Citing quoted material
- See AGLC rule 1.3.
- It is sometimes the case that the material you want to cite is itself quoted in the book or article that you actually have in front of you. For example, you may be reading Smith and see that she quotes a passage from Palam, and it is the quote from Palam that you want to cite in your own work.
- In such cases, you should normally try to get hold of the original text (here Palam) so that you will be able to cite it directly. However, sometimes it is not reasonably feasible to locate the original text, and so you will need to make do with the original text as it has been quoted in the secondary text (here Smith).
- Where this is the case, you should give as full a reference (following AGLC style) to the original text as you can glean from the secondary text, then use the words 'quoted in', and then give the normal reference to the secondary text.
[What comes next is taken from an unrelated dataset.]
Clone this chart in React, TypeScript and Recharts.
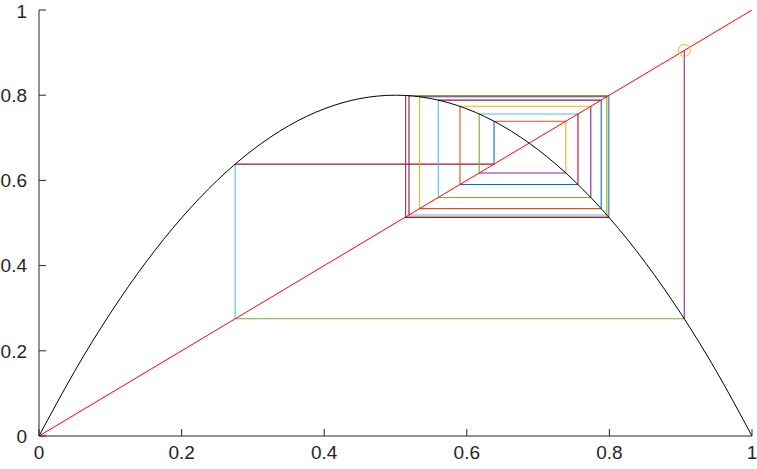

- Providing this information allows your reader to know what the original text is that you are citing and to try to obtain it themselves, rather than rely on your second-hand quotation.
- It is misleading and potentially deceptive to cite only the original source (Palam) as if you have consulted it directly when you have only consulted the secondary source (Smith). To do so is inadequate and risks charges of plagiarism because you are not revealing your actual source.
- It also may not be adequate simply to say 'Palam, as cited in Smith' where you give proper details of Smith but no further available information about Palam. This practice would be acceptable only if Smith him or herself had failed to provide the appropriate information about the source of the Palam quotation.
- You can use 'ibid' in the usual way to refer back to previously cited material from which the currently cited material was taken.
2 F A Hayek, The Constitution of Liberty (Routledge & Kegan Paul, 1960) 153, quoted in Jeremy Waldron, The Law (Routledge, 1990) 51.
3 Ngaire Naffine, Law's Meaning of Life: Philosophy, Religion, Darwin and the Legal Person (Hart Publishing, 2009).
4 Steven Wise, Rattling the Cage: Towards Legal Rights for Animals (Perseus Books, 2000), quoted in ibid 131.